In his book, Change Maker: Turn Your Passion for Health and Fitness into a Powerful Purpose and a Wildly Successful Career, John Berardi describes the early days of Precision Nutrition. Now, Precision Nutrition is one of the most well-known, profitable businesses in the fitness and wellness industry. It wasn’t always that way, though. As Berardi describes in his book, early on, the small team at Precision didn’t try to do everything. They focused very specifically on a few tasks each week, intentionally turning down opportunities and possibilities so that they could focus on the one thing they had planned for that week. Whether it was creating content, assembling ad campaigns, or interviewing customers, they kept their focus on one task at a time. Berardi even described a situation in which he met with Precision Nutrition’s accountant, who had made an offhand comment about the state of disarray of their books; keeping their books tidy wasn’t the priority of the week, so it didn’t happen. And it paid off for them. As they’ve grown, they’ve surpassed a company value of approximately $200 million; they make enough money that they can pay some great accountants to sort out their messy books.

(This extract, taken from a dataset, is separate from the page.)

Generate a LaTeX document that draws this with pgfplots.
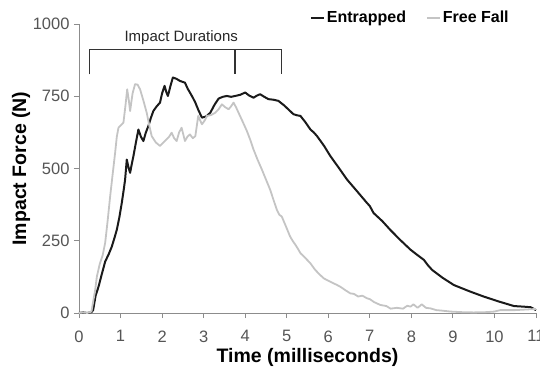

If you’re interested in gardening (or garden-themed parables, I suppose), perhaps a good way to think of busyness and productivity is in planting seeds. Suppose you were to go out in your back yard with a fistful of flower seeds. You toss them around the yard haphazardly, working up a sweat and hoping for the best.
You look over your fence and see that your neighbor is planting flowers too. Rather than scattering seed sporadically, she has drawn up a plan for where she wants each plant to go. She then gathers the supplies she’ll need and starts planting one plant at a time. She digs the first hole to the appropriate depth, places the bulbs, and fills in the hole with compost and soil. She then waters the top soil and places a garden marker in front of the newly filled hole.
In the time it took you to scatter seeds across your entire yard, she’s only covered about six square feet. You’re chuffed with yourself for having covered ten times as much ground as your neighbor.
Over the coming weeks, you start to see some seedlings sprouting in your yard, but they’re sporadic at best. Since they’re in shallow soil, they’re easily killed by being stepped on, prone to being dug up by pests, or withering in the sunlight. Your neighbor, however, has a small but thriving garden. Her flowers are coming up strong and beautiful, and her vegetables are prolific, producing peppers and beans faster than she can pick them.
Being busy is like spreading seeds over a wide area in a short amount of time. It may cover a lot of ground, but nothing is done with very much intention or focus, and the payoff is scarce.
Productivity is like the gardener who took the time to prepare and tend to her efforts. She intentionally covered a smaller area, but what she did cover paid off tenfold.
Four Strategies for Maximizing Your Productivity
When you focus on being productive instead of busy, you’re going to be more satisfied with the work you’re doing, and you’ll see a higher return on investment. Being productive will make you more profitable and will help you establish yourself as an authority in a given area. As great as that sounds, most of us spend more time being busy than being productive because productivity is hard. Our culture essentially hardwires us to value busyness over productivity, making a productive mindset seem counterintuitive.
Despite this, there are a handful of effective ways to get better at being productive and to use that to create a healthier mindset when it comes to working. Here is what I would recommend based on what has worked well for me:
- Avoid Multitasking. I’m coming out swinging. This is probably the hardest strategy on the list because most of us have never learned how to avoid multitasking. When I’m at work, I usually have several tabs and windows open because it’s a part of my company’s culture to be responsive and available via email and Slack and have meetings sporadically throughout the day and juggle conflicting responsibilities. That’s a standard arrangement. To limit your likelihood of multitasking, consider blocking all push notifications on your computer, working with your windows maximized so that you can’t see other programs or toolbars, and communicating clearly with your coworkers as to what you will be working on at specific times throughout the day.
- Take time to make a plan. As discussed, one of busyness’ biggest appeals is that there will always be more to do. If you’re not intentionally and unapologetically prioritized, you’re going to be more likely to juggle tasks and context switch throughout your day. At the start of your week, take some time to make an inventory of things you could do and then narrow that list down to a single item. Rather than envisioning it as a to-do list, think of it as a sports tournament bracket. I’m in Kentucky, so March Madness is a part of my heritage; even though I don’t uphold my people’s traditions, I know how brackets work. Do that with your priorities. Assess what will have the most significant impact and what is best suited to your unique skills, abilities, and interests. Everything else can either be delegated or can wait.
- Keep a Time Journal. When you find that you struggle with staying busy, a good way to gauge the cause of your busyness is to keep a time journal. There are apps and software platforms out there that can automate this, but I prefer a spreadsheet. As you go throughout your day, make a note of how you’re spending your time. Account for everything you do. If you pause from 9:30 AM to 9:45 AM to pick your nose while staring out the window, write that down. Whatever you do with your time, note the action and the amount of time spent doing that action. As you do this, you’ll start to notice trends in how you’re spending your time. This will help to illustrate where you’re busy rather than productive. Gaining these insights, you’re then in a better position to take a hacksaw to your routine and cut out the fat.
- Seek to create a system of accountability. Often, as you talk about your problems or situations with others, you’ll come across the solution you’ve been missing on your own. Having a coach or accountability partner is a fantastic way to assess where your biggest challenges lie when it comes to productivity. If you want to be more productive at work so that you can leave early and devote more time to competitive knitting, for example, don’t just keep tossing your dreams by the wayside when things get tough. Talk through your challenges with someone who can adequately question your assumptions, reframe your roadblocks, and create an action plan to help you reach your goals.